--- start ---
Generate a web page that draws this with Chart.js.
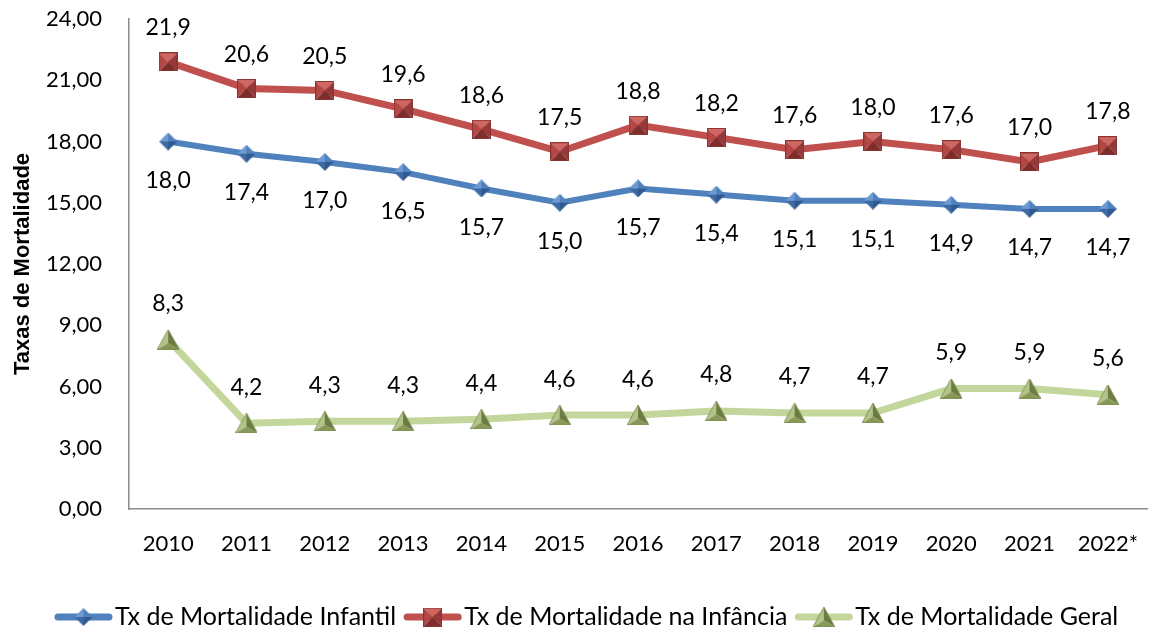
<!DOCTYPE html>
<html><head><meta charset="utf-8">
<script src="https://cdn.jsdelivr.net/npm/chart.js@4.4.0/dist/chart.umd.min.js"></script>
<style>html,body{margin:0;padding:0;background:#fff}#wrap{width:1158px;height:633px;position:relative}</style>
</head><body><div id="wrap"><canvas id="c" width="1158" height="633"></canvas></div>
<script>
const categories = ['2010','2011','2012','2013','2014','2015','2016','2017','2018','2019','2020','2021','2022*'];
const infantil = [18.0,17.4,17.0,16.5,15.7,15.0,15.7,15.4,15.1,15.1,14.9,14.7,14.7];
const infancia = [21.9,20.6,20.5,19.6,18.6,17.5,18.8,18.2,17.6,18.0,17.6,17.0,17.8];
const geral = [8.3,4.2,4.3,4.3,4.4,4.6,4.6,4.8,4.7,4.7,5.9,5.9,5.6];
const seriesNames = ['Tx de Mortalidade Infantil','Tx de Mortalidade na Infância','Tx de Mortalidade Geral'];
const yMin = 0, yMax = 24, yStep = 3;
const yTitle = 'Taxas de Mortalidade';

const FONT = 'Lato, Carlito, Calibri, sans-serif';

function tri(g, a, b, c, col) {
  g.beginPath(); g.moveTo(a[0], a[1]); g.lineTo(b[0], b[1]); g.lineTo(c[0], c[1]); g.closePath();
  g.fillStyle = col; g.fill();
}
function makeSquare(s) {
  const c = document.createElement('canvas'); c.width = s; c.height = s;
  const g = c.getContext('2d'); const m = s / 2;
  tri(g, [0,0], [s,0], [m,m], '#cf6662');
  tri(g, [s,0], [s,s], [m,m], '#96393a');
  tri(g, [s,s], [0,s], [m,m], '#7e2d2c');
  tri(g, [0,s], [0,0], [m,m], '#b24744');
  g.strokeStyle = '#8a3432'; g.lineWidth = 1; g.strokeRect(0.5, 0.5, s - 1, s - 1);
  return c;
}
function makeDiamond(w, h) {
  const c = document.createElement('canvas'); c.width = w; c.height = h;
  const g = c.getContext('2d'); const mx = w / 2, my = h / 2;
  const T = [mx,0], R = [w,my], B = [mx,h], L = [0,my], C = [mx,my];
  tri(g, L, T, C, '#6d9ad2');
  tri(g, T, R, C, '#4f81bd');
  tri(g, R, B, C, '#2f5a8f');
  tri(g, B, L, C, '#3d6aa3');
  return c;
}
function makeTriangle(w, h) {
  const c = document.createElement('canvas'); c.width = w; c.height = h;
  const g = c.getContext('2d');
  const T = [w/2, 0], R = [w, h], L = [0, h], C = [w/2, h*0.68];
  tri(g, L, T, C, '#b3c489');
  tri(g, T, R, C, '#6b7b42');
  tri(g, R, L, C, '#879858');
  g.strokeStyle = '#76864a'; g.lineWidth = 0.8;
  g.beginPath(); g.moveTo(T[0], T[1]); g.lineTo(R[0], R[1]); g.lineTo(L[0], L[1]); g.closePath(); g.stroke();
  return c;
}
const mkBlue = makeDiamond(18, 18);
const mkRed = makeSquare(19);
const mkGreen = makeTriangle(22, 20);

const dataLabels = {
  id: 'dataLabels',
  afterDatasetsDraw(chart) {
    const ctx = chart.ctx;
    ctx.save();
    ctx.font = '23px ' + FONT;
    ctx.fillStyle = '#000';
    ctx.textAlign = 'center';
    ctx.textBaseline = 'middle';
    chart.data.datasets.forEach((ds, i) => {
      const meta = chart.getDatasetMeta(i);
      meta.data.forEach((pt, j) => {
        const v = ds.data[j];
        ctx.fillText(v.toFixed(1).replace('.', ','), pt.x, pt.y + ds.labelOffset);
      });
    });
    ctx.restore();
  }
};

const legendPlugin = {
  id: 'customLegend',
  afterDraw(chart) {
    const ctx = chart.ctx;
    ctx.save();
    ctx.font = '25px ' + FONT;
    const lineW = 57, gapText = 3, gapItem = 8;
    let x = 55;
    const y = 617;
    chart.data.datasets.forEach(ds => {
      const tw = ctx.measureText(ds.label).width;
      ctx.strokeStyle = ds.borderColor;
      ctx.lineWidth = 7; ctx.lineCap = 'round';
      ctx.beginPath(); ctx.moveTo(x + 3, y); ctx.lineTo(x + lineW - 3, y); ctx.stroke();
      const img = ds.pointStyle;
      ctx.drawImage(img, x + lineW / 2 - img.width / 2, y - img.height / 2);
      ctx.fillStyle = '#000'; ctx.textAlign = 'left'; ctx.textBaseline = 'middle';
      ctx.fillText(ds.label, x + lineW + gapText, y);
      x += lineW + gapText + tw + gapItem;
    });
    ctx.restore();
  }
};

new Chart(document.getElementById('c'), {
  type: 'line',
  data: {
    labels: categories,
    datasets: [
      { label: seriesNames[0], data: infantil, borderColor: '#4f81bd', borderWidth: 6, pointStyle: mkBlue, labelOffset: 39, tension: 0 },
      { label: seriesNames[1], data: infancia, borderColor: '#c0504d', borderWidth: 7, pointStyle: mkRed, labelOffset: -34, tension: 0 },
      { label: seriesNames[2], data: geral, borderColor: '#c3d69b', borderWidth: 7, pointStyle: mkGreen, labelOffset: -36, tension: 0 }
    ]
  },
  options: {
    responsive: false,
    animation: false,
    layout: { padding: { left: 0, top: 19, right: 3, bottom: 64 } },
    plugins: { legend: { display: false }, tooltip: { enabled: false } },
    scales: {
      x: {
        type: 'category', offset: true,
        grid: { display: false, drawTicks: false },
        border: { display: true, color: '#8c8c8c', width: 1.5 },
        ticks: { color: '#000', font: { family: FONT, size: 22 }, padding: 22, maxRotation: 0, autoSkip: false },
        afterFit(s) { s.height = 60; s.paddingLeft = 0; s.paddingRight = 0; }
      },
      y: {
        min: yMin, max: yMax,
        grid: { display: false, drawTicks: false },
        border: { display: true, color: '#8c8c8c', width: 1.5 },
        ticks: { stepSize: yStep, color: '#000', font: { family: FONT, size: 22 }, padding: 27,
          callback: v => Number(v).toFixed(2).replace('.', ',') },
        title: { display: true, text: yTitle, color: '#000', font: { family: 'Liberation Sans, Arial, sans-serif', size: 22, weight: 'bold' }, padding: { top: 10, bottom: 0 } },
        afterFit(s) { s.width = 129; s.paddingTop = 0; s.paddingBottom = 0; }
      }
    }
  },
  plugins: [dataLabels, legendPlugin]
});
</script></body></html>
--- end ---
Repeat all of the data above word for word, minus the pictures.

Generate a web page that draws this with Chart.js.
<!DOCTYPE html>
<html><head><meta charset="utf-8">
<script src="https://cdn.jsdelivr.net/npm/chart.js@4.4.0/dist/chart.umd.min.js"></script>
<style>html,body{margin:0;padding:0;background:#fff}#wrap{width:1158px;height:633px;position:relative}</style>
</head><body><div id="wrap"><canvas id="c" width="1158" height="633"></canvas></div>
<script>
const categories = ['2010','2011','2012','2013','2014','2015','2016','2017','2018','2019','2020','2021','2022*'];
const infantil = [18.0,17.4,17.0,16.5,15.7,15.0,15.7,15.4,15.1,15.1,14.9,14.7,14.7];
const infancia = [21.9,20.6,20.5,19.6,18.6,17.5,18.8,18.2,17.6,18.0,17.6,17.0,17.8];
const geral = [8.3,4.2,4.3,4.3,4.4,4.6,4.6,4.8,4.7,4.7,5.9,5.9,5.6];
const seriesNames = ['Tx de Mortalidade Infantil','Tx de Mortalidade na Infância','Tx de Mortalidade Geral'];
const yMin = 0, yMax = 24, yStep = 3;
const yTitle = 'Taxas de Mortalidade';

const FONT = 'Lato, Carlito, Calibri, sans-serif';

function tri(g, a, b, c, col) {
  g.beginPath(); g.moveTo(a[0], a[1]); g.lineTo(b[0], b[1]); g.lineTo(c[0], c[1]); g.closePath();
  g.fillStyle = col; g.fill();
}
function makeSquare(s) {
  const c = document.createElement('canvas'); c.width = s; c.height = s;
  const g = c.getContext('2d'); const m = s / 2;
  tri(g, [0,0], [s,0], [m,m], '#cf6662');
  tri(g, [s,0], [s,s], [m,m], '#96393a');
  tri(g, [s,s], [0,s], [m,m], '#7e2d2c');
  tri(g, [0,s], [0,0], [m,m], '#b24744');
  g.strokeStyle = '#8a3432'; g.lineWidth = 1; g.strokeRect(0.5, 0.5, s - 1, s - 1);
  return c;
}
function makeDiamond(w, h) {
  const c = document.createElement('canvas'); c.width = w; c.height = h;
  const g = c.getContext('2d'); const mx = w / 2, my = h / 2;
  const T = [mx,0], R = [w,my], B = [mx,h], L = [0,my], C = [mx,my];
  tri(g, L, T, C, '#6d9ad2');
  tri(g, T, R, C, '#4f81bd');
  tri(g, R, B, C, '#2f5a8f');
  tri(g, B, L, C, '#3d6aa3');
  return c;
}
function makeTriangle(w, h) {
  const c = document.createElement('canvas'); c.width = w; c.height = h;
  const g = c.getContext('2d');
  const T = [w/2, 0], R = [w, h], L = [0, h], C = [w/2, h*0.68];
  tri(g, L, T, C, '#b3c489');
  tri(g, T, R, C, '#6b7b42');
  tri(g, R, L, C, '#879858');
  g.strokeStyle = '#76864a'; g.lineWidth = 0.8;
  g.beginPath(); g.moveTo(T[0], T[1]); g.lineTo(R[0], R[1]); g.lineTo(L[0], L[1]); g.closePath(); g.stroke();
  return c;
}
const mkBlue = makeDiamond(18, 18);
const mkRed = makeSquare(19);
const mkGreen = makeTriangle(22, 20);

const dataLabels = {
  id: 'dataLabels',
  afterDatasetsDraw(chart) {
    const ctx = chart.ctx;
    ctx.save();
    ctx.font = '23px ' + FONT;
    ctx.fillStyle = '#000';
    ctx.textAlign = 'center';
    ctx.textBaseline = 'middle';
    chart.data.datasets.forEach((ds, i) => {
      const meta = chart.getDatasetMeta(i);
      meta.data.forEach((pt, j) => {
        const v = ds.data[j];
        ctx.fillText(v.toFixed(1).replace('.', ','), pt.x, pt.y + ds.labelOffset);
      });
    });
    ctx.restore();
  }
};

const legendPlugin = {
  id: 'customLegend',
  afterDraw(chart) {
    const ctx = chart.ctx;
    ctx.save();
    ctx.font = '25px ' + FONT;
    const lineW = 57, gapText = 3, gapItem = 8;
    let x = 55;
    const y = 617;
    chart.data.datasets.forEach(ds => {
      const tw = ctx.measureText(ds.label).width;
      ctx.strokeStyle = ds.borderColor;
      ctx.lineWidth = 7; ctx.lineCap = 'round';
      ctx.beginPath(); ctx.moveTo(x + 3, y); ctx.lineTo(x + lineW - 3, y); ctx.stroke();
      const img = ds.pointStyle;
      ctx.drawImage(img, x + lineW / 2 - img.width / 2, y - img.height / 2);
      ctx.fillStyle = '#000'; ctx.textAlign = 'left'; ctx.textBaseline = 'middle';
      ctx.fillText(ds.label, x + lineW + gapText, y);
      x += lineW + gapText + tw + gapItem;
    });
    ctx.restore();
  }
};

new Chart(document.getElementById('c'), {
  type: 'line',
  data: {
    labels: categories,
    datasets: [
      { label: seriesNames[0], data: infantil, borderColor: '#4f81bd', borderWidth: 6, pointStyle: mkBlue, labelOffset: 39, tension: 0 },
      { label: seriesNames[1], data: infancia, borderColor: '#c0504d', borderWidth: 7, pointStyle: mkRed, labelOffset: -34, tension: 0 },
      { label: seriesNames[2], data: geral, borderColor: '#c3d69b', borderWidth: 7, pointStyle: mkGreen, labelOffset: -36, tension: 0 }
    ]
  },
  options: {
    responsive: false,
    animation: false,
    layout: { padding: { left: 0, top: 19, right: 3, bottom: 64 } },
    plugins: { legend: { display: false }, tooltip: { enabled: false } },
    scales: {
      x: {
        type: 'category', offset: true,
        grid: { display: false, drawTicks: false },
        border: { display: true, color: '#8c8c8c', width: 1.5 },
        ticks: { color: '#000', font: { family: FONT, size: 22 }, padding: 22, maxRotation: 0, autoSkip: false },
        afterFit(s) { s.height = 60; s.paddingLeft = 0; s.paddingRight = 0; }
      },
      y: {
        min: yMin, max: yMax,
        grid: { display: false, drawTicks: false },
        border: { display: true, color: '#8c8c8c', width: 1.5 },
        ticks: { stepSize: yStep, color: '#000', font: { family: FONT, size: 22 }, padding: 27,
          callback: v => Number(v).toFixed(2).replace('.', ',') },
        title: { display: true, text: yTitle, color: '#000', font: { family: 'Liberation Sans, Arial, sans-serif', size: 22, weight: 'bold' }, padding: { top: 10, bottom: 0 } },
        afterFit(s) { s.width = 129; s.paddingTop = 0; s.paddingBottom = 0; }
      }
    }
  },
  plugins: [dataLabels, legendPlugin]
});
</script></body></html>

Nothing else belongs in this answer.